Contrary to what many electric battery critics may say, the cost of replacing an EV’s or plug-in hybrid’s battery may not be such a financial burden for the new vehicle’s owner. However, the result may be that electrified vehicles end up being treated like today’s old technology.
Unlike present-day internal combustion engine cars, whose lifespan can be prolonged depending on how well their owners take care of them, electric and plug-in hybrids will eventually lose their battery power.
“These battery assemblies are similar to us humans,” says Tom Blackman, parts director at Olathe Toyota Parts Center (one of the US’s largest online retailer for Toyota Parts. “You may have been an amazing sprinter in high school, maybe you could pull all-nighters in your 20s, but these abilities are reduced as time goes by.”
A Spork Marketing study focussed on the replacement batteries for three mainstream electrified vehicles — the Chevrolet Volt, Nissan Leaf and Toyota Prius.
The Leaf has the biggest battery, with the 2012 model showcased in the study housing a 24-kWh lithium ion battery to give it a range of about 130 km. However, it also boasts the least expensive replacement battery, costing $6,325 US.

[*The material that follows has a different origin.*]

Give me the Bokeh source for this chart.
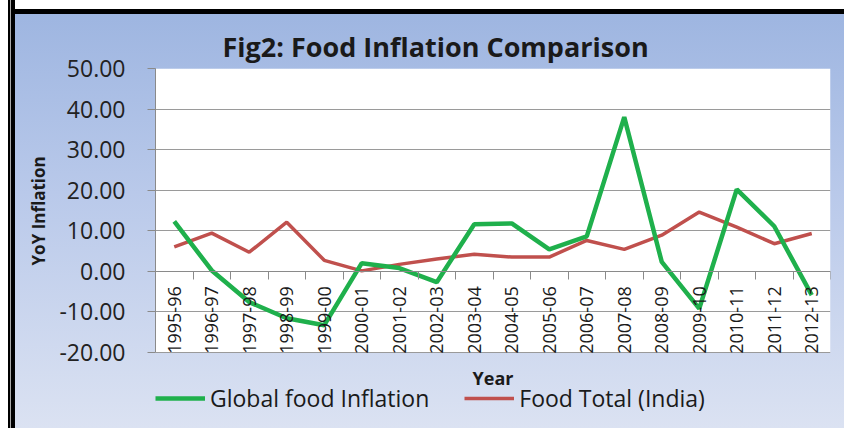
from bokeh.plotting import figure
from bokeh.models import (Range1d, FixedTicker, LinearAxis, NumeralTickFormatter,
                          Title, Legend, LegendItem, Label)
from bokeh.embed import file_html
from bokeh.resources import INLINE

years = ["1995-96", "1996-97", "1997-98", "1998-99", "1999-00", "2000-01",
         "2001-02", "2002-03", "2003-04", "2004-05", "2005-06", "2006-07",
         "2007-08", "2008-09", "2009-10", "2010-11", "2011-12", "2012-13"]
global_food = [12.3, 0.2, -7.6, -11.6, -13.3, 2.0, 0.8, -2.7, 11.6, 11.8,
               5.4, 8.6, 38.0, 2.3, -9.2, 20.2, 11.1, -5.9]
food_india = [6.0, 9.4, 4.7, 12.1, 2.7, 0.1, 1.7, 3.0, 4.2, 3.5,
              3.5, 7.6, 5.4, 8.9, 14.6, 10.9, 6.8, 9.3]
y_ticks = [-20, -10, 0, 10, 20, 30, 40, 50]

FONT = "Open Sans"
xs = list(range(len(years)))
x_lo, x_hi = -0.5, len(years) - 0.5
y_lo, y_hi = y_ticks[0], y_ticks[-1]

# frame extends below the plot area to host the axis title and legend
p = figure(width=844, height=428,
           x_range=Range1d(x_lo, x_hi), y_range=Range1d(-36.8, y_hi),
           output_backend="svg", toolbar_location=None, x_axis_type=None,
           min_border_left=155, min_border_right=14, min_border_top=68,
           min_border_bottom=8, border_fill_color=None,
           background_fill_color=None, outline_line_color=None)

p.styles = {"background":
            "linear-gradient(to right, #fff 0px, #fff 8px, #000 8px, #000 10px, #aaa 10px, #aaa 11px, #000 11px, #000 15px, transparent 15px),"
            "linear-gradient(to bottom, #fff 0px, #fff 9px, #000 9px, #000 14px, transparent 14px),"
            "linear-gradient(to bottom, #9cb4e0 0%, #b9c9ea 45%, #dbe2f2 100%)"}

p.title = Title(text="Fig2: Food Inflation Comparison", align="left",
                text_font=FONT, text_font_size="27px", text_font_style="bold",
                text_color="#1a1a1a", offset=67, standoff=8)

# white plot area
p.quad(left=[x_lo], right=[x_hi], bottom=[y_lo], top=[y_hi],
       fill_color="white", line_color=None, level="image")

# y axis
yax = p.yaxis[0]
yax.bounds = (y_lo, y_hi)
yax.ticker = FixedTicker(ticks=y_ticks)
yax.formatter = NumeralTickFormatter(format="0.00")
yax.major_label_text_font = FONT
yax.major_label_text_font_size = "23px"
yax.major_label_text_color = "#222222"
yax.major_label_standoff = 22
yax.axis_line_color = "#8a8a8a"
yax.major_tick_line_color = "#8a8a8a"
yax.major_tick_out = 8
yax.major_tick_in = 0
yax.minor_tick_line_color = None

p.add_layout(Title(text="YoY Inflation", align="left", offset=155,
                   text_font=FONT, text_font_size="17px", text_font_style="bold",
                   text_color="#1a1a1a", standoff=14), "left")

p.ygrid.ticker = FixedTicker(ticks=y_ticks)
p.ygrid.grid_line_color = "#9a9a9a"
p.ygrid.grid_line_width = 1

# x axis: ticks between categories
bounds = [i - 0.5 for i in range(len(years) + 1)]
tick_ax = LinearAxis(ticker=FixedTicker(ticks=bounds),
                     major_label_overrides={b: "" for b in bounds},
                     fixed_location=0,
                     axis_line_color="#8a8a8a", major_tick_line_color="#8a8a8a",
                     major_tick_out=8, major_tick_in=0, minor_tick_line_color=None)
p.add_layout(tick_ax, "below")

# x axis: category labels
label_ax = LinearAxis(ticker=FixedTicker(ticks=xs),
                      major_label_overrides={i: y for i, y in enumerate(years)},
                      fixed_location=0, axis_line_color=None,
                      major_tick_line_color=None, minor_tick_line_color=None,
                      major_tick_out=0, major_tick_in=0,
                      major_label_orientation=1.5708,
                      major_label_standoff=15,
                      major_label_text_font=FONT, major_label_text_font_size="18px",
                      major_label_text_color="#1a1a1a")
p.add_layout(label_ax, "below")

p.add_layout(Label(x=(x_lo + x_hi) / 2, y=-26.4, text="Year", text_align="center",
                   text_baseline="middle", text_font=FONT, text_font_size="18px",
                   text_font_style="bold", text_color="#1a1a1a"))

r_india = p.line(xs, food_india, line_color="#c0504d", line_width=3.5)
r_global = p.line(xs, global_food, line_color="#1fb04c", line_width=4.5)

legend = Legend(items=[LegendItem(label="Global food Inflation", renderers=[r_global]),
                       LegendItem(label="Food Total (India)", renderers=[r_india])],
                orientation="horizontal", location=(0, 6),
                label_text_font=FONT, label_text_font_size="23px",
                label_text_color="#1a1a1a", glyph_width=50, glyph_height=20,
                label_standoff=5, spacing=35, padding=0, margin=0,
                background_fill_alpha=0, border_line_color=None)
p.add_layout(legend, "center")

open("out.html", "w").write(file_html(p, INLINE))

The 2015 Chevrolet Volt uses a 17.1-kWh battery for a range of about 61 km; its replacement battery costs $6,963. The 2018 Prius Prime (Plug-in Hybrid), meanwhile, features just an 8.8-kWh battery to give it an electric-only range of 40 km, but its battery would cost $8,980 to replace.
The good news in that equation, though, is that battery electric and hybrid vehicles come with 8-year battery warranties, so the battery may not be replaced by their first owners. And if they are replaced, at no cost to the owner, the new battery will significantly enhance the trade in value when it comes time to replace the vehicle.
But, does that mean that there’s no used market for EVs or PHEVs?
Will original owners be willing to pay the high cost for a replacement battery in order to sell it? Or will they simply get what they can for their used vehicles and leave the battery replacement for the buyer?
And who will buy the relatively low-cost used vehicle that may soon need a battery replacement? Or, will the inflated cost of a 10-year-old vehicle with a new battery draw any interest in the used car market?
When the Leaf was first introduced, the criticism was that the cost of a replacement battery would be significantly higher than the value of the used vehicle — predicted to be some $15,000 for a potentially sub-$10,000 used car.
Those predictions obviously didn’t materialize, but the impact of replacing the EVs or PHEVs fuel supply is still a concern.